尚、来年度以降もこうした出題があり得るので、十分に練習しておくこと。
<時間配分目安:3分半>
※尚、[問11]に「表現特徴の不適切選択肢設問」(複数解答/6択)がある。6か所の「表現の効果や表現技法」などについての「事実関係」等を正確に読み解いて判別する必要があり、とても手間暇(ひま)がかかる。こうした「本文合致設問」、「論説文」では「序論部分」と「結論部分」とを照合すれば済むが、「説明文」や本校のような「小説」では本文全てをチェックする必要がある。時間がかかるので、戦術的には「あとまわし」にすること。「捨て問」でも構わない。
攻略のポイント
●出題傾向は完全に一貫しており、対策はしやすい。「選択肢設問」はさほど難しくないので落とさないこと。やはり、攻略のポイントは本校特有の「説明記述」だ。厳しく採点されるので、「細部」への目配りが欠かせない。合格ラインは6割ほど(直近15年間の「国語」の「合格者平均得点率」は64.0%。本年度は64.2%)。
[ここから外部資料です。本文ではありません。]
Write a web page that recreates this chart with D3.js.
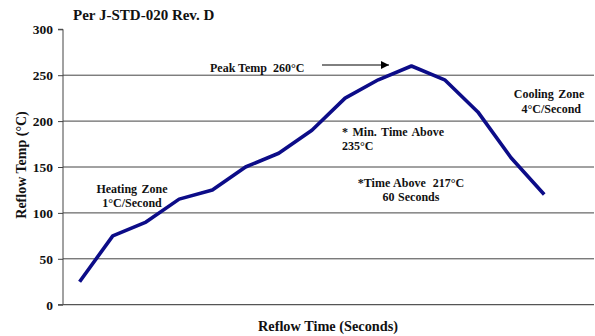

●「説明記述」対策では「書くこと」の練習は当然だが、その前提として先ずは「解法」をマスターし応用できるようにしておくことが重要。「問題解説」でもいくつかの「解法」には触れたが、「小説」の「解法」は確実に習得し、応用できるようにしておくことが肝要だ。また、「総合的知識問題」も侮れない。確実に習得しておくこと。
●本年度初出の「考察(思考)問題」、新しくなった「大学入試制度」で重要視されている「思考力・判断力・表現力」が問われているわけだ。今後新傾向として定着する可能性がある。しっかりと練習して備えておく必要がある。
●解答数はそれほど多くはないが、「説明記述」に時間がかかるので、時間配分には細心の注意が必要。戦術的に、解く「優先順位」を考え、「捨て問」の判別も適切にすべきだ。問題文は7000~10000字にもなる(本年度は昨年度と同じで約9200字)。いかに速く読み取ることができるかが勝負だ。分速750字以上を目標に「読む練習」を常にすること。